## Begin

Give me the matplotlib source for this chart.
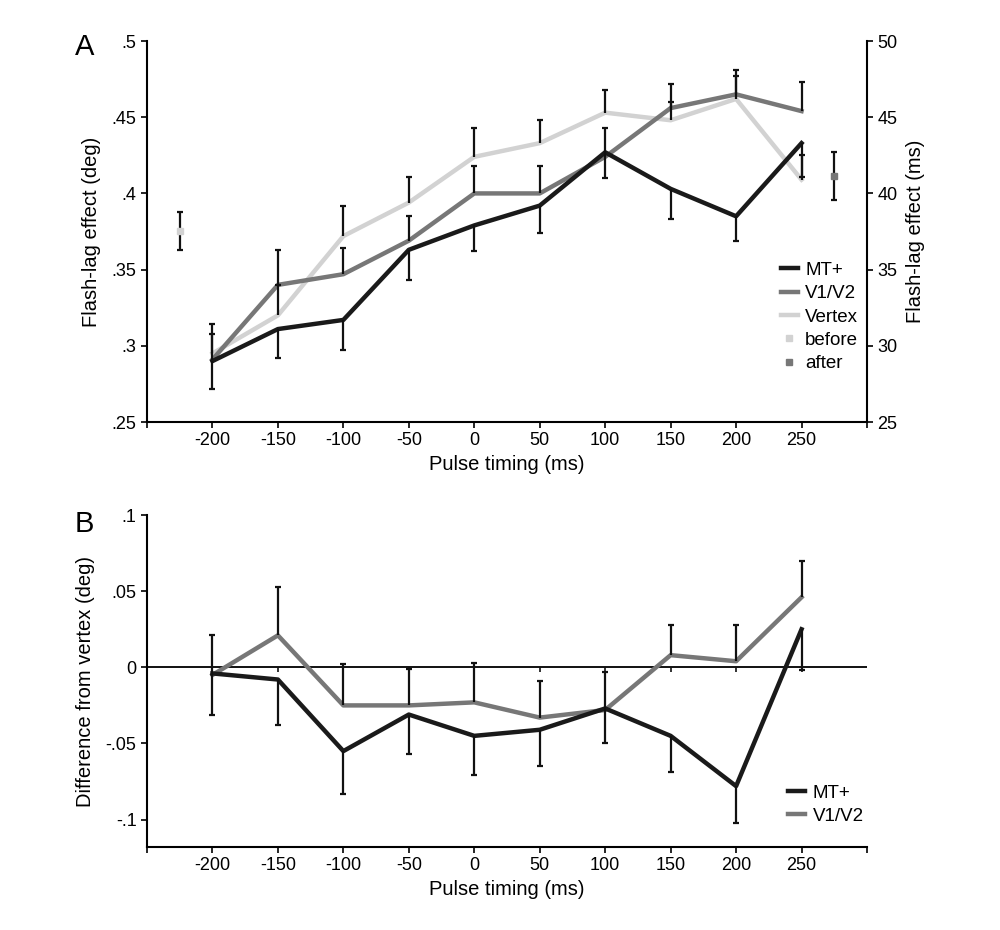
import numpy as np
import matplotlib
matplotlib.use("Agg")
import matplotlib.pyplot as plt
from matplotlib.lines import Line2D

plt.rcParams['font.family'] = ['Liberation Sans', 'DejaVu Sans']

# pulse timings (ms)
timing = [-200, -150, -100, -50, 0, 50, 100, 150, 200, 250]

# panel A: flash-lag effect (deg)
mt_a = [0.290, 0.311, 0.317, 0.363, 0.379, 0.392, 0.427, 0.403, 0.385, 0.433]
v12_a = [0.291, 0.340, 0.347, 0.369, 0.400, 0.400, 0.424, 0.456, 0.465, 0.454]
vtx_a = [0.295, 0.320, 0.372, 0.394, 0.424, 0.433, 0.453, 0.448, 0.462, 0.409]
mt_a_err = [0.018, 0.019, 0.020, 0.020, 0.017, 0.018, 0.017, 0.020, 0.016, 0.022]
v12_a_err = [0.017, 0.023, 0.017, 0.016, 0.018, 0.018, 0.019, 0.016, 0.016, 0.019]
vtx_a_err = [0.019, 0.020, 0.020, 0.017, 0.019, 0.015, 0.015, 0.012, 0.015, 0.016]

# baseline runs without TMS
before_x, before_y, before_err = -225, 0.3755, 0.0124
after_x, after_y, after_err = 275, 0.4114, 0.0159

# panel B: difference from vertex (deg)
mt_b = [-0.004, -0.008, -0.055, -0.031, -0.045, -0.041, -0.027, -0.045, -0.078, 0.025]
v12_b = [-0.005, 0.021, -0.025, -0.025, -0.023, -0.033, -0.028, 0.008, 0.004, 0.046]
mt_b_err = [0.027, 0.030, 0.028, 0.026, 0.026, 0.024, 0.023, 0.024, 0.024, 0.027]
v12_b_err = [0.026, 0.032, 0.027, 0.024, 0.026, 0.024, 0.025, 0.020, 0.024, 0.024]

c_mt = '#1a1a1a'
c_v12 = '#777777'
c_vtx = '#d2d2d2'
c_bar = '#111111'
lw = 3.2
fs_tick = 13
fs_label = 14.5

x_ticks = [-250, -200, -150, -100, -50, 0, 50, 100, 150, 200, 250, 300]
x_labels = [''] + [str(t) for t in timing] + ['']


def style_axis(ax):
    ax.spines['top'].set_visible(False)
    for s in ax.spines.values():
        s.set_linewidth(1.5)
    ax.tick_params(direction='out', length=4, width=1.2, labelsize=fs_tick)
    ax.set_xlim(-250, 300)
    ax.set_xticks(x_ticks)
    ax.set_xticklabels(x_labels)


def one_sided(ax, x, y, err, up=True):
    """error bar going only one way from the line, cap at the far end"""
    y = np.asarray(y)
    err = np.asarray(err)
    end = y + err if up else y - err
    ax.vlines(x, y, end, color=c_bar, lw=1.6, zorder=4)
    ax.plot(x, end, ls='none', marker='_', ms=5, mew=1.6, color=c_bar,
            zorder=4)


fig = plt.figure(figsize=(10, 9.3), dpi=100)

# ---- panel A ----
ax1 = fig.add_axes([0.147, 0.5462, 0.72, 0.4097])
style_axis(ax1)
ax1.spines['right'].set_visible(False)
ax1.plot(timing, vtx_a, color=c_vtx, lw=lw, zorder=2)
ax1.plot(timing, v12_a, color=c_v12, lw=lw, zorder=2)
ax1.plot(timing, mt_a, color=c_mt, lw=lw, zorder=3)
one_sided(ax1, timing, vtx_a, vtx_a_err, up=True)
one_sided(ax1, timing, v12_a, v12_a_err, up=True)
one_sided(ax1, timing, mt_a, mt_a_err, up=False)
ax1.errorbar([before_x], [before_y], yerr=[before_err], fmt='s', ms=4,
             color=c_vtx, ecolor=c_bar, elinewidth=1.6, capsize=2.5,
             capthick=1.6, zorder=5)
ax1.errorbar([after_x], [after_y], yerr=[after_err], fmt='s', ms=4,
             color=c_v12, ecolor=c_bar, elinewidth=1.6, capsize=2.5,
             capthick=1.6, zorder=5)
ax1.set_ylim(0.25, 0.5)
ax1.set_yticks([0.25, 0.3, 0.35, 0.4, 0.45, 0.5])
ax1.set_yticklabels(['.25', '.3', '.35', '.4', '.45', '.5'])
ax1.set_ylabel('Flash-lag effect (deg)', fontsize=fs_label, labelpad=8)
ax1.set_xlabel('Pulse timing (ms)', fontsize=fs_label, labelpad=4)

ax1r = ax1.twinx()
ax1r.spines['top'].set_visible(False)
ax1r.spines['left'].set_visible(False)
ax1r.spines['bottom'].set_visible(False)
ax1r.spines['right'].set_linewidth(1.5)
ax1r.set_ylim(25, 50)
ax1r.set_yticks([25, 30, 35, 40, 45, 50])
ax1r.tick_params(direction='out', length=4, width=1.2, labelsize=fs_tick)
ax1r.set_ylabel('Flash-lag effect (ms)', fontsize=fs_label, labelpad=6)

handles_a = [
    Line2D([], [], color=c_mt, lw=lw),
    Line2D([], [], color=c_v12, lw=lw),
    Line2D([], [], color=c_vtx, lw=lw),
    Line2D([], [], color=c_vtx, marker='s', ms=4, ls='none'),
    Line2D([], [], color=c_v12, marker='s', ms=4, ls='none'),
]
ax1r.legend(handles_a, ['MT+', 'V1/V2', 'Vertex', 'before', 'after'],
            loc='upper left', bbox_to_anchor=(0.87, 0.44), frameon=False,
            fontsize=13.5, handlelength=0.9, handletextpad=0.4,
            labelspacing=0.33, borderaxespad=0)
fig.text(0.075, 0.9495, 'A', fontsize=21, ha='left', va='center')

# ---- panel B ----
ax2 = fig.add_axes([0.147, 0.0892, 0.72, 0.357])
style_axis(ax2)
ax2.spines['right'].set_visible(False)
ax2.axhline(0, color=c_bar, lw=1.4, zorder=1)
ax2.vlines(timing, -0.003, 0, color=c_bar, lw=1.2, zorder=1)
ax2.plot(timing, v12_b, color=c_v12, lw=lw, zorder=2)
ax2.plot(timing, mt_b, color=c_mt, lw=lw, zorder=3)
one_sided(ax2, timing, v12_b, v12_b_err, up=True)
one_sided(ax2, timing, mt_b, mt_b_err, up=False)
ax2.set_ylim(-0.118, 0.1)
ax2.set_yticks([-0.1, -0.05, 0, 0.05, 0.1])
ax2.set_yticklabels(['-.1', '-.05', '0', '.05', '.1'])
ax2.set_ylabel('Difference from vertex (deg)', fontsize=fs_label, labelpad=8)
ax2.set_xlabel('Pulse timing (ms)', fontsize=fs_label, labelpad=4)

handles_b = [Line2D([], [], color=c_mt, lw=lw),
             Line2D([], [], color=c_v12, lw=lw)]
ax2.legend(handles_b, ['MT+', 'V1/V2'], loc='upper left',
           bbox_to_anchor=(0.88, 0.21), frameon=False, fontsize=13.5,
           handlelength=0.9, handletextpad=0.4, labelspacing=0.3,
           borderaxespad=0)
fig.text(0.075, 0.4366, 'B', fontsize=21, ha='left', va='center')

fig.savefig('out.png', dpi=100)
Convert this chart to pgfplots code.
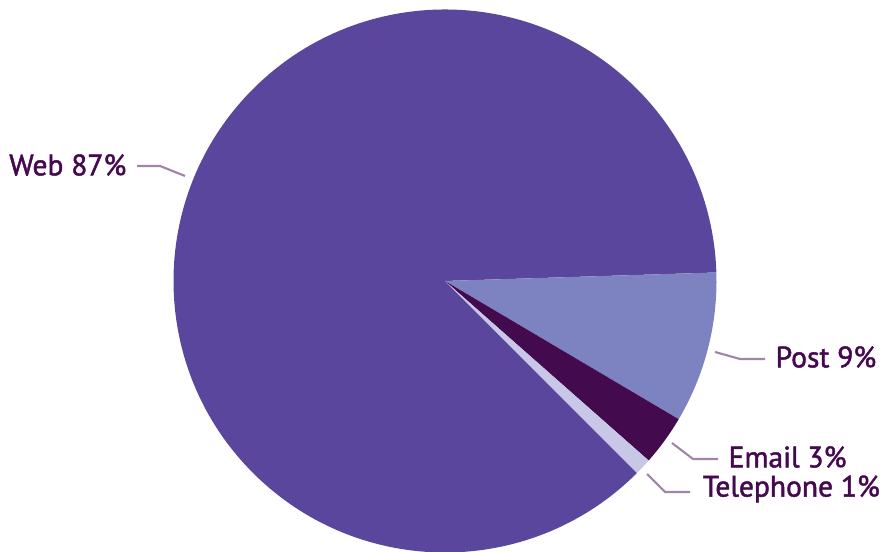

## End

Task details:
Without the pictures, print the whole listing exactly as given.

In response:
Give me the matplotlib source for this chart.
import numpy as np
import matplotlib
matplotlib.use("Agg")
import matplotlib.pyplot as plt
from matplotlib.lines import Line2D

plt.rcParams['font.family'] = ['Liberation Sans', 'DejaVu Sans']

# pulse timings (ms)
timing = [-200, -150, -100, -50, 0, 50, 100, 150, 200, 250]

# panel A: flash-lag effect (deg)
mt_a = [0.290, 0.311, 0.317, 0.363, 0.379, 0.392, 0.427, 0.403, 0.385, 0.433]
v12_a = [0.291, 0.340, 0.347, 0.369, 0.400, 0.400, 0.424, 0.456, 0.465, 0.454]
vtx_a = [0.295, 0.320, 0.372, 0.394, 0.424, 0.433, 0.453, 0.448, 0.462, 0.409]
mt_a_err = [0.018, 0.019, 0.020, 0.020, 0.017, 0.018, 0.017, 0.020, 0.016, 0.022]
v12_a_err = [0.017, 0.023, 0.017, 0.016, 0.018, 0.018, 0.019, 0.016, 0.016, 0.019]
vtx_a_err = [0.019, 0.020, 0.020, 0.017, 0.019, 0.015, 0.015, 0.012, 0.015, 0.016]

# baseline runs without TMS
before_x, before_y, before_err = -225, 0.3755, 0.0124
after_x, after_y, after_err = 275, 0.4114, 0.0159

# panel B: difference from vertex (deg)
mt_b = [-0.004, -0.008, -0.055, -0.031, -0.045, -0.041, -0.027, -0.045, -0.078, 0.025]
v12_b = [-0.005, 0.021, -0.025, -0.025, -0.023, -0.033, -0.028, 0.008, 0.004, 0.046]
mt_b_err = [0.027, 0.030, 0.028, 0.026, 0.026, 0.024, 0.023, 0.024, 0.024, 0.027]
v12_b_err = [0.026, 0.032, 0.027, 0.024, 0.026, 0.024, 0.025, 0.020, 0.024, 0.024]

c_mt = '#1a1a1a'
c_v12 = '#777777'
c_vtx = '#d2d2d2'
c_bar = '#111111'
lw = 3.2
fs_tick = 13
fs_label = 14.5

x_ticks = [-250, -200, -150, -100, -50, 0, 50, 100, 150, 200, 250, 300]
x_labels = [''] + [str(t) for t in timing] + ['']


def style_axis(ax):
    ax.spines['top'].set_visible(False)
    for s in ax.spines.values():
        s.set_linewidth(1.5)
    ax.tick_params(direction='out', length=4, width=1.2, labelsize=fs_tick)
    ax.set_xlim(-250, 300)
    ax.set_xticks(x_ticks)
    ax.set_xticklabels(x_labels)


def one_sided(ax, x, y, err, up=True):
    """error bar going only one way from the line, cap at the far end"""
    y = np.asarray(y)
    err = np.asarray(err)
    end = y + err if up else y - err
    ax.vlines(x, y, end, color=c_bar, lw=1.6, zorder=4)
    ax.plot(x, end, ls='none', marker='_', ms=5, mew=1.6, color=c_bar,
            zorder=4)


fig = plt.figure(figsize=(10, 9.3), dpi=100)

# ---- panel A ----
ax1 = fig.add_axes([0.147, 0.5462, 0.72, 0.4097])
style_axis(ax1)
ax1.spines['right'].set_visible(False)
ax1.plot(timing, vtx_a, color=c_vtx, lw=lw, zorder=2)
ax1.plot(timing, v12_a, color=c_v12, lw=lw, zorder=2)
ax1.plot(timing, mt_a, color=c_mt, lw=lw, zorder=3)
one_sided(ax1, timing, vtx_a, vtx_a_err, up=True)
one_sided(ax1, timing, v12_a, v12_a_err, up=True)
one_sided(ax1, timing, mt_a, mt_a_err, up=False)
ax1.errorbar([before_x], [before_y], yerr=[before_err], fmt='s', ms=4,
             color=c_vtx, ecolor=c_bar, elinewidth=1.6, capsize=2.5,
             capthick=1.6, zorder=5)
ax1.errorbar([after_x], [after_y], yerr=[after_err], fmt='s', ms=4,
             color=c_v12, ecolor=c_bar, elinewidth=1.6, capsize=2.5,
             capthick=1.6, zorder=5)
ax1.set_ylim(0.25, 0.5)
ax1.set_yticks([0.25, 0.3, 0.35, 0.4, 0.45, 0.5])
ax1.set_yticklabels(['.25', '.3', '.35', '.4', '.45', '.5'])
ax1.set_ylabel('Flash-lag effect (deg)', fontsize=fs_label, labelpad=8)
ax1.set_xlabel('Pulse timing (ms)', fontsize=fs_label, labelpad=4)

ax1r = ax1.twinx()
ax1r.spines['top'].set_visible(False)
ax1r.spines['left'].set_visible(False)
ax1r.spines['bottom'].set_visible(False)
ax1r.spines['right'].set_linewidth(1.5)
ax1r.set_ylim(25, 50)
ax1r.set_yticks([25, 30, 35, 40, 45, 50])
ax1r.tick_params(direction='out', length=4, width=1.2, labelsize=fs_tick)
ax1r.set_ylabel('Flash-lag effect (ms)', fontsize=fs_label, labelpad=6)

handles_a = [
    Line2D([], [], color=c_mt, lw=lw),
    Line2D([], [], color=c_v12, lw=lw),
    Line2D([], [], color=c_vtx, lw=lw),
    Line2D([], [], color=c_vtx, marker='s', ms=4, ls='none'),
    Line2D([], [], color=c_v12, marker='s', ms=4, ls='none'),
]
ax1r.legend(handles_a, ['MT+', 'V1/V2', 'Vertex', 'before', 'after'],
            loc='upper left', bbox_to_anchor=(0.87, 0.44), frameon=False,
            fontsize=13.5, handlelength=0.9, handletextpad=0.4,
            labelspacing=0.33, borderaxespad=0)
fig.text(0.075, 0.9495, 'A', fontsize=21, ha='left', va='center')

# ---- panel B ----
ax2 = fig.add_axes([0.147, 0.0892, 0.72, 0.357])
style_axis(ax2)
ax2.spines['right'].set_visible(False)
ax2.axhline(0, color=c_bar, lw=1.4, zorder=1)
ax2.vlines(timing, -0.003, 0, color=c_bar, lw=1.2, zorder=1)
ax2.plot(timing, v12_b, color=c_v12, lw=lw, zorder=2)
ax2.plot(timing, mt_b, color=c_mt, lw=lw, zorder=3)
one_sided(ax2, timing, v12_b, v12_b_err, up=True)
one_sided(ax2, timing, mt_b, mt_b_err, up=False)
ax2.set_ylim(-0.118, 0.1)
ax2.set_yticks([-0.1, -0.05, 0, 0.05, 0.1])
ax2.set_yticklabels(['-.1', '-.05', '0', '.05', '.1'])
ax2.set_ylabel('Difference from vertex (deg)', fontsize=fs_label, labelpad=8)
ax2.set_xlabel('Pulse timing (ms)', fontsize=fs_label, labelpad=4)

handles_b = [Line2D([], [], color=c_mt, lw=lw),
             Line2D([], [], color=c_v12, lw=lw)]
ax2.legend(handles_b, ['MT+', 'V1/V2'], loc='upper left',
           bbox_to_anchor=(0.88, 0.21), frameon=False, fontsize=13.5,
           handlelength=0.9, handletextpad=0.4, labelspacing=0.3,
           borderaxespad=0)
fig.text(0.075, 0.4366, 'B', fontsize=21, ha='left', va='center')

fig.savefig('out.png', dpi=100)
Convert this chart to pgfplots code.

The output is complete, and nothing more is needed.